Directions
Restate the whole listing word for word. Pictures are left out.

Information supplied
* START *
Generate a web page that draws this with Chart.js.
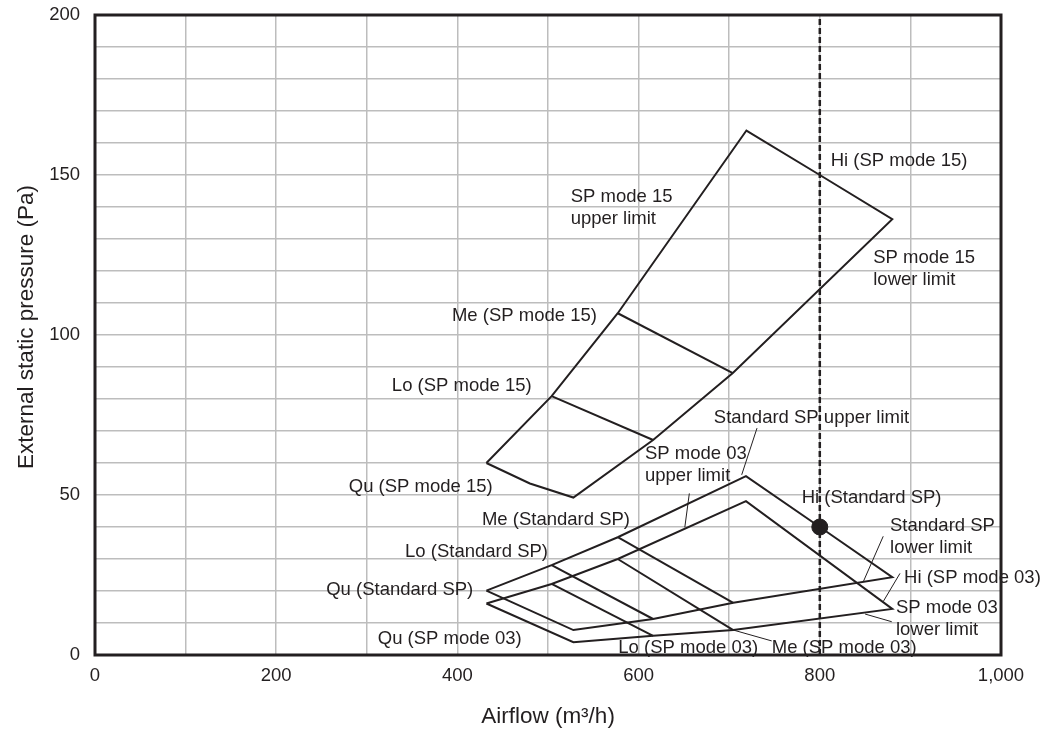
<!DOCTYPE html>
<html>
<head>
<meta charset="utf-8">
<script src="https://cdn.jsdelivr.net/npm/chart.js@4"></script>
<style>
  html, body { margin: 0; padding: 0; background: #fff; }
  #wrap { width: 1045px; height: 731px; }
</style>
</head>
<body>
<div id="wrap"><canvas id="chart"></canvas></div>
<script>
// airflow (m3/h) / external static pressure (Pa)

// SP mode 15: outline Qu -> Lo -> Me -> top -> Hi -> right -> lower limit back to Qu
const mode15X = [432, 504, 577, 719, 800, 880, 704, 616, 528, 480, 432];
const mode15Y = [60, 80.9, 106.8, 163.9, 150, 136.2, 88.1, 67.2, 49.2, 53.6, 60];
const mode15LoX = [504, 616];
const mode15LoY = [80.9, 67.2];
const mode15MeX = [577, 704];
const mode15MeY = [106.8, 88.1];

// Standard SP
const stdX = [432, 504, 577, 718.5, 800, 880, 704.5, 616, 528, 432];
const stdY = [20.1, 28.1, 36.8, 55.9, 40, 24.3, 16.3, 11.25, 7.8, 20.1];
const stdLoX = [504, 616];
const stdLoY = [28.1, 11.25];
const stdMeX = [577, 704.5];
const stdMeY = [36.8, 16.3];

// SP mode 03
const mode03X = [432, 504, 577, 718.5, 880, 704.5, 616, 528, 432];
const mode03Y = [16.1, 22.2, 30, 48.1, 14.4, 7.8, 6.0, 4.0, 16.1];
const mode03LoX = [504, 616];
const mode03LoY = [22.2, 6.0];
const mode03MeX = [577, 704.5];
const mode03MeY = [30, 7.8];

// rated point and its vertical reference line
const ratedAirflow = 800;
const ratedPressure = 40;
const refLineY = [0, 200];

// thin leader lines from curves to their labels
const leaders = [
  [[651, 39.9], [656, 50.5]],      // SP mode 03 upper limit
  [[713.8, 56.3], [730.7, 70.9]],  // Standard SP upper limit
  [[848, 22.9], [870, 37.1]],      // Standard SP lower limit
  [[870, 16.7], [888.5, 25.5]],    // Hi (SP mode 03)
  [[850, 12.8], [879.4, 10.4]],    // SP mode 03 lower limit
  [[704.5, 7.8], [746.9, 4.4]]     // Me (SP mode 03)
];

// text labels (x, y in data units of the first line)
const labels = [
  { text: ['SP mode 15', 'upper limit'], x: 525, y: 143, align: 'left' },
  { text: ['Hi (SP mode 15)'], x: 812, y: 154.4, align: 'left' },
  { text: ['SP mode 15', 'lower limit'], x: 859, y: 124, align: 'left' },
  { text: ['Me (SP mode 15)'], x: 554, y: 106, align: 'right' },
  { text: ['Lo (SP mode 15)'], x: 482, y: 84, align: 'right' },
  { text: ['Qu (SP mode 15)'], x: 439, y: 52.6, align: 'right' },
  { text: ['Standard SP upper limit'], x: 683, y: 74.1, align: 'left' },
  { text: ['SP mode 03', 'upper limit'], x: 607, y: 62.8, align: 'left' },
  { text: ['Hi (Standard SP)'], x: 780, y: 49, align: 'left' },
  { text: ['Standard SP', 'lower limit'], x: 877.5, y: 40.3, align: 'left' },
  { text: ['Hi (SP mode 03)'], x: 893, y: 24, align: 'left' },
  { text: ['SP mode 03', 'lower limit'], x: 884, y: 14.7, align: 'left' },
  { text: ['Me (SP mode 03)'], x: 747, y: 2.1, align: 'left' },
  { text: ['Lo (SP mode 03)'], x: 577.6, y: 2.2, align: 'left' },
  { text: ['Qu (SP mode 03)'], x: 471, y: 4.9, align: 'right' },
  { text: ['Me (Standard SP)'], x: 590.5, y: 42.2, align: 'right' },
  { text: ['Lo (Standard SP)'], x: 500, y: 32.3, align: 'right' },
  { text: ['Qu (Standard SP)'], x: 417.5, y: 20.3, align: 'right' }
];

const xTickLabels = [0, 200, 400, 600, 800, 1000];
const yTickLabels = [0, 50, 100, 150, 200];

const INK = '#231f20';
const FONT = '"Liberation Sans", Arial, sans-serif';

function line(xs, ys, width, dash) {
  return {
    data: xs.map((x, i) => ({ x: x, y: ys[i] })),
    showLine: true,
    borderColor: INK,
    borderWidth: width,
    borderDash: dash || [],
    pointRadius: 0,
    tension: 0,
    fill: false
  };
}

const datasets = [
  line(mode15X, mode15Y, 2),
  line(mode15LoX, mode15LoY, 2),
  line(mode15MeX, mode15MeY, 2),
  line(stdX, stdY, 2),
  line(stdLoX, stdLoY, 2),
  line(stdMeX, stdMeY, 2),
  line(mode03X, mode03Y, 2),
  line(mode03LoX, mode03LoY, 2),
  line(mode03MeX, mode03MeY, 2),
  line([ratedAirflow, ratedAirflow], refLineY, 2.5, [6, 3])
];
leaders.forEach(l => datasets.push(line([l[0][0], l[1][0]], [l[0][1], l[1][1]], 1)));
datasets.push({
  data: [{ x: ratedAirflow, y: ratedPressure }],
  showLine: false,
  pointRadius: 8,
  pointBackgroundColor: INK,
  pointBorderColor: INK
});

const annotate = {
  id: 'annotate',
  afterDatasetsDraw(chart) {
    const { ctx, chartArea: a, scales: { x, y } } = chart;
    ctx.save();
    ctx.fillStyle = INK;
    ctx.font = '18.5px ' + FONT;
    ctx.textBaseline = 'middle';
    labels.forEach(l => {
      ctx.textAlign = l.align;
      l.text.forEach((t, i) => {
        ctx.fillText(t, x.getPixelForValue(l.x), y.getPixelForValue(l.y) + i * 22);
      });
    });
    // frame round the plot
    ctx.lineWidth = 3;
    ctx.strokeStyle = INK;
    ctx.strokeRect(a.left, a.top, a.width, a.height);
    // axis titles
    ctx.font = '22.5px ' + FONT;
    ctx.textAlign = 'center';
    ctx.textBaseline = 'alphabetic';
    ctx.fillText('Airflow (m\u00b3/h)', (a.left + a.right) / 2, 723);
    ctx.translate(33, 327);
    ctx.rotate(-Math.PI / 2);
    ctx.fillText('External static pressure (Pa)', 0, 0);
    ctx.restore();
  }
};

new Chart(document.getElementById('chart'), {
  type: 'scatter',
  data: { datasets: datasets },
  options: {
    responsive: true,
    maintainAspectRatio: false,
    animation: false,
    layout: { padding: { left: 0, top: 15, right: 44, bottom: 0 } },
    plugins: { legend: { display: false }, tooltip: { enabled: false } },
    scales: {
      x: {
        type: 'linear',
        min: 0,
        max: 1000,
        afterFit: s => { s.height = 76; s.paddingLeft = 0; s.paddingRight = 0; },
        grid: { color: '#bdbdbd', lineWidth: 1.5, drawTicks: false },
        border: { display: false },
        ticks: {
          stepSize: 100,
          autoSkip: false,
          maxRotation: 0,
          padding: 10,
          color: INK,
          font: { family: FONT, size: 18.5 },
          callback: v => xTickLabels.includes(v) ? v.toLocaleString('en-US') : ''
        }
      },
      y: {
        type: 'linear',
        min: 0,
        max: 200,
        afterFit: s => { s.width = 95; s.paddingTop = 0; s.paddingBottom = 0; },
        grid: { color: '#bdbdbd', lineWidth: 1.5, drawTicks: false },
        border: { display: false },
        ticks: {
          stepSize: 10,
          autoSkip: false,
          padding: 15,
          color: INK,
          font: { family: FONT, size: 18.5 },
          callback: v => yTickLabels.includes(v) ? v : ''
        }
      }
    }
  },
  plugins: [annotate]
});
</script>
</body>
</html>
* END *
Full solution
Generate a web page that draws this with Chart.js.
<!DOCTYPE html>
<html>
<head>
<meta charset="utf-8">
<script src="https://cdn.jsdelivr.net/npm/chart.js@4"></script>
<style>
  html, body { margin: 0; padding: 0; background: #fff; }
  #wrap { width: 1045px; height: 731px; }
</style>
</head>
<body>
<div id="wrap"><canvas id="chart"></canvas></div>
<script>
// airflow (m3/h) / external static pressure (Pa)

// SP mode 15: outline Qu -> Lo -> Me -> top -> Hi -> right -> lower limit back to Qu
const mode15X = [432, 504, 577, 719, 800, 880, 704, 616, 528, 480, 432];
const mode15Y = [60, 80.9, 106.8, 163.9, 150, 136.2, 88.1, 67.2, 49.2, 53.6, 60];
const mode15LoX = [504, 616];
const mode15LoY = [80.9, 67.2];
const mode15MeX = [577, 704];
const mode15MeY = [106.8, 88.1];

// Standard SP
const stdX = [432, 504, 577, 718.5, 800, 880, 704.5, 616, 528, 432];
const stdY = [20.1, 28.1, 36.8, 55.9, 40, 24.3, 16.3, 11.25, 7.8, 20.1];
const stdLoX = [504, 616];
const stdLoY = [28.1, 11.25];
const stdMeX = [577, 704.5];
const stdMeY = [36.8, 16.3];

// SP mode 03
const mode03X = [432, 504, 577, 718.5, 880, 704.5, 616, 528, 432];
const mode03Y = [16.1, 22.2, 30, 48.1, 14.4, 7.8, 6.0, 4.0, 16.1];
const mode03LoX = [504, 616];
const mode03LoY = [22.2, 6.0];
const mode03MeX = [577, 704.5];
const mode03MeY = [30, 7.8];

// rated point and its vertical reference line
const ratedAirflow = 800;
const ratedPressure = 40;
const refLineY = [0, 200];

// thin leader lines from curves to their labels
const leaders = [
  [[651, 39.9], [656, 50.5]],      // SP mode 03 upper limit
  [[713.8, 56.3], [730.7, 70.9]],  // Standard SP upper limit
  [[848, 22.9], [870, 37.1]],      // Standard SP lower limit
  [[870, 16.7], [888.5, 25.5]],    // Hi (SP mode 03)
  [[850, 12.8], [879.4, 10.4]],    // SP mode 03 lower limit
  [[704.5, 7.8], [746.9, 4.4]]     // Me (SP mode 03)
];

// text labels (x, y in data units of the first line)
const labels = [
  { text: ['SP mode 15', 'upper limit'], x: 525, y: 143, align: 'left' },
  { text: ['Hi (SP mode 15)'], x: 812, y: 154.4, align: 'left' },
  { text: ['SP mode 15', 'lower limit'], x: 859, y: 124, align: 'left' },
  { text: ['Me (SP mode 15)'], x: 554, y: 106, align: 'right' },
  { text: ['Lo (SP mode 15)'], x: 482, y: 84, align: 'right' },
  { text: ['Qu (SP mode 15)'], x: 439, y: 52.6, align: 'right' },
  { text: ['Standard SP upper limit'], x: 683, y: 74.1, align: 'left' },
  { text: ['SP mode 03', 'upper limit'], x: 607, y: 62.8, align: 'left' },
  { text: ['Hi (Standard SP)'], x: 780, y: 49, align: 'left' },
  { text: ['Standard SP', 'lower limit'], x: 877.5, y: 40.3, align: 'left' },
  { text: ['Hi (SP mode 03)'], x: 893, y: 24, align: 'left' },
  { text: ['SP mode 03', 'lower limit'], x: 884, y: 14.7, align: 'left' },
  { text: ['Me (SP mode 03)'], x: 747, y: 2.1, align: 'left' },
  { text: ['Lo (SP mode 03)'], x: 577.6, y: 2.2, align: 'left' },
  { text: ['Qu (SP mode 03)'], x: 471, y: 4.9, align: 'right' },
  { text: ['Me (Standard SP)'], x: 590.5, y: 42.2, align: 'right' },
  { text: ['Lo (Standard SP)'], x: 500, y: 32.3, align: 'right' },
  { text: ['Qu (Standard SP)'], x: 417.5, y: 20.3, align: 'right' }
];

const xTickLabels = [0, 200, 400, 600, 800, 1000];
const yTickLabels = [0, 50, 100, 150, 200];

const INK = '#231f20';
const FONT = '"Liberation Sans", Arial, sans-serif';

function line(xs, ys, width, dash) {
  return {
    data: xs.map((x, i) => ({ x: x, y: ys[i] })),
    showLine: true,
    borderColor: INK,
    borderWidth: width,
    borderDash: dash || [],
    pointRadius: 0,
    tension: 0,
    fill: false
  };
}

const datasets = [
  line(mode15X, mode15Y, 2),
  line(mode15LoX, mode15LoY, 2),
  line(mode15MeX, mode15MeY, 2),
  line(stdX, stdY, 2),
  line(stdLoX, stdLoY, 2),
  line(stdMeX, stdMeY, 2),
  line(mode03X, mode03Y, 2),
  line(mode03LoX, mode03LoY, 2),
  line(mode03MeX, mode03MeY, 2),
  line([ratedAirflow, ratedAirflow], refLineY, 2.5, [6, 3])
];
leaders.forEach(l => datasets.push(line([l[0][0], l[1][0]], [l[0][1], l[1][1]], 1)));
datasets.push({
  data: [{ x: ratedAirflow, y: ratedPressure }],
  showLine: false,
  pointRadius: 8,
  pointBackgroundColor: INK,
  pointBorderColor: INK
});

const annotate = {
  id: 'annotate',
  afterDatasetsDraw(chart) {
    const { ctx, chartArea: a, scales: { x, y } } = chart;
    ctx.save();
    ctx.fillStyle = INK;
    ctx.font = '18.5px ' + FONT;
    ctx.textBaseline = 'middle';
    labels.forEach(l => {
      ctx.textAlign = l.align;
      l.text.forEach((t, i) => {
        ctx.fillText(t, x.getPixelForValue(l.x), y.getPixelForValue(l.y) + i * 22);
      });
    });
    // frame round the plot
    ctx.lineWidth = 3;
    ctx.strokeStyle = INK;
    ctx.strokeRect(a.left, a.top, a.width, a.height);
    // axis titles
    ctx.font = '22.5px ' + FONT;
    ctx.textAlign = 'center';
    ctx.textBaseline = 'alphabetic';
    ctx.fillText('Airflow (m\u00b3/h)', (a.left + a.right) / 2, 723);
    ctx.translate(33, 327);
    ctx.rotate(-Math.PI / 2);
    ctx.fillText('External static pressure (Pa)', 0, 0);
    ctx.restore();
  }
};

new Chart(document.getElementById('chart'), {
  type: 'scatter',
  data: { datasets: datasets },
  options: {
    responsive: true,
    maintainAspectRatio: false,
    animation: false,
    layout: { padding: { left: 0, top: 15, right: 44, bottom: 0 } },
    plugins: { legend: { display: false }, tooltip: { enabled: false } },
    scales: {
      x: {
        type: 'linear',
        min: 0,
        max: 1000,
        afterFit: s => { s.height = 76; s.paddingLeft = 0; s.paddingRight = 0; },
        grid: { color: '#bdbdbd', lineWidth: 1.5, drawTicks: false },
        border: { display: false },
        ticks: {
          stepSize: 100,
          autoSkip: false,
          maxRotation: 0,
          padding: 10,
          color: INK,
          font: { family: FONT, size: 18.5 },
          callback: v => xTickLabels.includes(v) ? v.toLocaleString('en-US') : ''
        }
      },
      y: {
        type: 'linear',
        min: 0,
        max: 200,
        afterFit: s => { s.width = 95; s.paddingTop = 0; s.paddingBottom = 0; },
        grid: { color: '#bdbdbd', lineWidth: 1.5, drawTicks: false },
        border: { display: false },
        ticks: {
          stepSize: 10,
          autoSkip: false,
          padding: 15,
          color: INK,
          font: { family: FONT, size: 18.5 },
          callback: v => yTickLabels.includes(v) ? v : ''
        }
      }
    }
  },
  plugins: [annotate]
});
</script>
</body>
</html>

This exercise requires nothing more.